The most interesting part is the range of capacitor roles now being optimized for harsh applications. Multilayer ceramic capacitors still matter, but they are no longer the whole story. Tantalum, polymer, RF/microwave, and low-inductance bulk capacitor concepts are all being positioned around different pain points: energy density, ESR, stability, transient response, and power delivery quality.

  • MLCCs: still central for compact decoupling, filtering, and broad high-reliability use, with grades that bridge commercial and formal military specifications.
  • Tantalum capacitors: valuable where stable bulk capacitance and established reliability processes matter.
  • Polymer capacitors: attractive for lower ESR and compact power-delivery designs, especially when statistical screening tightens quality control.
  • RF and microwave capacitors: critical where frequency behavior becomes the real performance limit.
  • Low-inductance bulk capacitors: increasingly relevant for high di/dt loads that need cleaner power without making the system bigger and heavier.

The five-year impact: qualification becomes a competitive filter

In the next five years, high-reliability components will be judged less by catalog breadth and more by decision confidence. Designers will want to know exactly what grade they are buying, how it compares with higher-spec alternatives, and whether it can survive the target environment without inflating cost or SWaP penalties.

This matters because defense and space platforms are borrowing more from commercial electronics while still requiring mission-grade confidence. The middle ground—COTS+ and enhanced screening—will keep growing because it gives engineers a practical way to balance innovation speed with reliability discipline.

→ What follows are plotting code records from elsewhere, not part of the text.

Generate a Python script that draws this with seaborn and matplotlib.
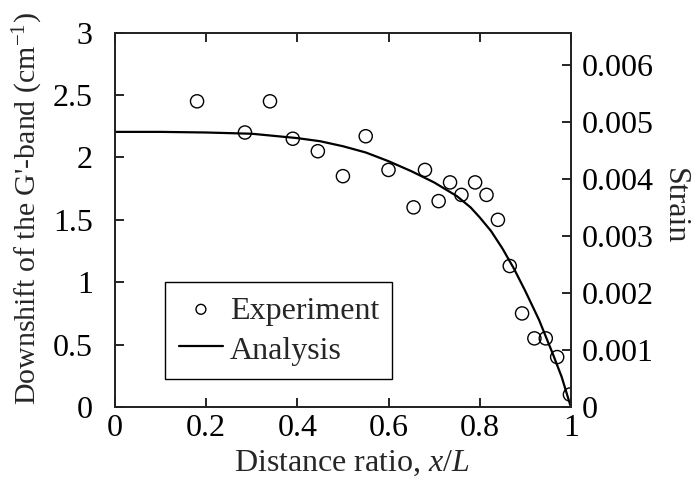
import matplotlib
matplotlib.use("Agg")
import matplotlib.pyplot as plt
import seaborn as sns
import pandas as pd

# Measured Raman downshift along the fibre
exp_x = [0.18, 0.285, 0.34, 0.39, 0.445, 0.50, 0.55, 0.60, 0.655, 0.68, 0.71,
         0.735, 0.76, 0.79, 0.815, 0.84, 0.866, 0.893, 0.92, 0.945, 0.97, 0.998]
exp_y = [2.45, 2.20, 2.45, 2.15, 2.05, 1.85, 2.17, 1.90, 1.60, 1.90, 1.65,
         1.80, 1.70, 1.80, 1.70, 1.50, 1.13, 0.75, 0.55, 0.55, 0.40, 0.10]

# Analytical shear-lag prediction
ana_x = [0.0, 0.1, 0.2, 0.3, 0.4, 0.45, 0.5, 0.55, 0.6, 0.65, 0.7, 0.75,
         0.78, 0.8, 0.825, 0.85, 0.875, 0.9, 0.93, 0.96, 0.98, 1.0]
ana_y = [2.205, 2.205, 2.20, 2.19, 2.155, 2.13, 2.09, 2.04, 1.97, 1.89, 1.80,
         1.69, 1.60, 1.52, 1.41, 1.27, 1.11, 0.93, 0.70, 0.43, 0.24, 0.0]

x_ticks = [0, 0.2, 0.4, 0.6, 0.8, 1]
x_tick_labels = ["0", "0.2", "0.4", "0.6", "0.8", "1"]
y_ticks = [0, 0.5, 1, 1.5, 2, 2.5, 3]
y_tick_labels = ["0", "0.5", "1", "1.5", "2", "2.5", "3"]
strain_ticks = [0, 0.001, 0.002, 0.003, 0.004, 0.005, 0.006]
strain_tick_labels = ["0", "0.001", "0.002", "0.003", "0.004", "0.005", "0.006"]
strain_max = 0.00657

sns.set_style("ticks")
plt.rcParams["font.family"] = ["Liberation Serif", "DejaVu Serif"]
plt.rcParams["mathtext.fontset"] = "custom"
plt.rcParams["mathtext.rm"] = "Liberation Serif"
plt.rcParams["mathtext.it"] = "Liberation Serif:italic"

FS = 23
LW = 1.2

fig = plt.figure(figsize=(6.97, 4.90), dpi=100)
ax = fig.add_axes([0.165, 0.1694, 0.654, 0.7639])

exp_df = pd.DataFrame({"x": exp_x, "y": exp_y})
ana_df = pd.DataFrame({"x": ana_x, "y": ana_y})

sns.lineplot(data=ana_df, x="x", y="y", ax=ax, color="black", linewidth=1.6,
             label="Analysis", sort=False, zorder=2)
sns.scatterplot(data=exp_df, x="x", y="y", ax=ax, marker="o", s=90,
                facecolor="none", edgecolor="black", linewidth=1.0,
                label="Experiment", zorder=3)

ax.set_xlim(0, 1)
ax.set_ylim(0, 3)
ax.set_xticks(x_ticks)
ax.set_xticklabels(x_tick_labels)
ax.set_yticks(y_ticks)
ax.set_yticklabels(y_tick_labels)

for s in ax.spines.values():
    s.set_visible(True)
    s.set_linewidth(LW)
    s.set_color("black")

ax.tick_params(axis="x", direction="in", top=True, bottom=True, length=6.5,
               width=LW, labelsize=FS, pad=5, colors="black")
ax.tick_params(axis="y", direction="in", left=True, right=False, length=6.5,
               width=LW, labelsize=FS, pad=16, colors="black")

ax.set_xlabel(r"Distance ratio, $\mathit{x}$/$\mathit{L}$", fontsize=FS,
              va="center")
ax.xaxis.set_label_coords(0.52, -0.15)
ax.set_ylabel(r"Downshift of the G'-band (cm$^{-1}$)", fontsize=21.5,
              va="center")
ax.yaxis.set_label_coords(-0.19, 0.53)

# Strain scale on the right
ax2 = ax.twinx()
ax2.set_ylim(0, strain_max)
ax2.set_yticks(strain_ticks)
ax2.set_yticklabels(strain_tick_labels)
ax2.tick_params(axis="y", direction="in", right=True, left=False, length=6.5,
                width=LW, labelsize=FS, pad=8, colors="black")
for s in ax2.spines.values():
    s.set_linewidth(LW)
ax2.set_ylabel("Strain", fontsize=FS, rotation=270, va="center")
ax2.yaxis.set_label_coords(1.228, 0.537)

handles, labels = ax.get_legend_handles_labels()
order = [labels.index("Experiment"), labels.index("Analysis")]
leg = ax.legend([handles[i] for i in order], [labels[i] for i in order],
                loc="lower left", bbox_to_anchor=(0.11, 0.075),
                borderaxespad=0, frameon=True, fancybox=False,
                edgecolor="black", framealpha=1, fontsize=FS,
                handlelength=1.4, handleheight=0.9, handletextpad=0.2,
                labelspacing=0.25, borderpad=0.42, markerscale=0.75)
leg.get_frame().set_linewidth(1.0)

fig.savefig("out.png", dpi=100)
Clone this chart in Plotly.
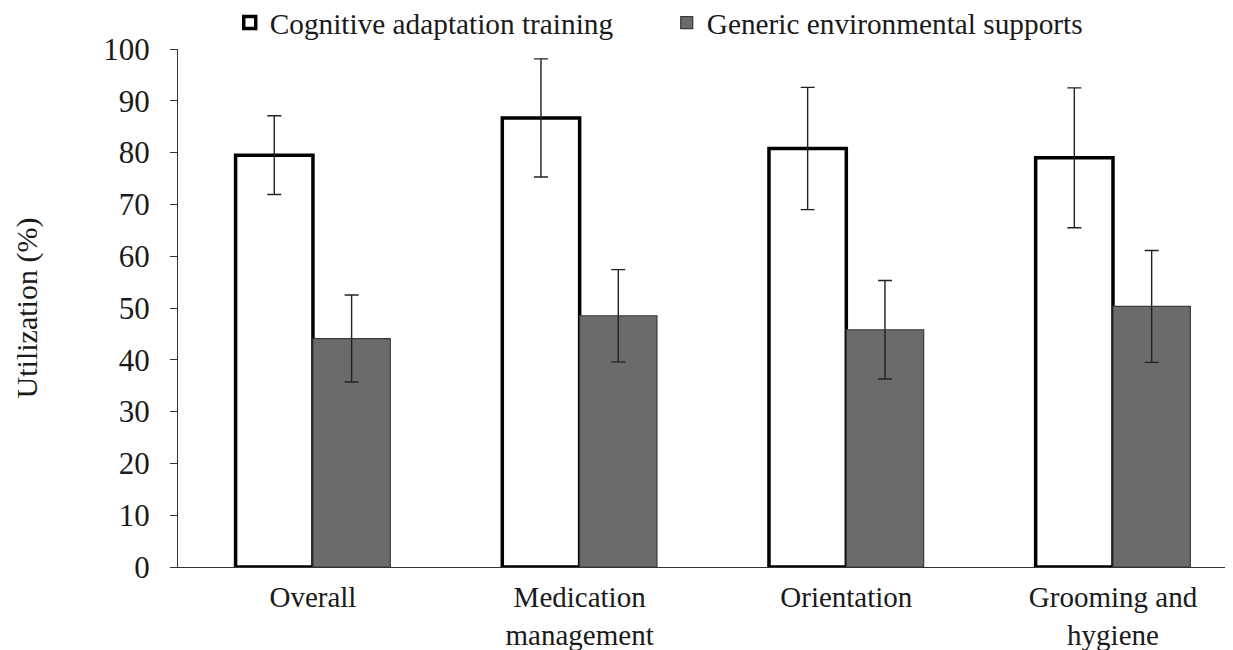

The quiet shift for passive-component makers

For capacitor suppliers, the opportunity is moving upstream. The winners will not merely ship parts; they will help customers translate reliability categories into system decisions. That means clearer grade structures, stronger environmental data, better application guidance, and components designed for high-current, fast-transient, space-constrained power architectures.

The humble capacitor is being asked to do something difficult: shrink the system, stabilize the power, survive the mission, and make the qualification argument easier. In aerospace and defense, that is not a commodity job. That is strategy disguised as a tiny component.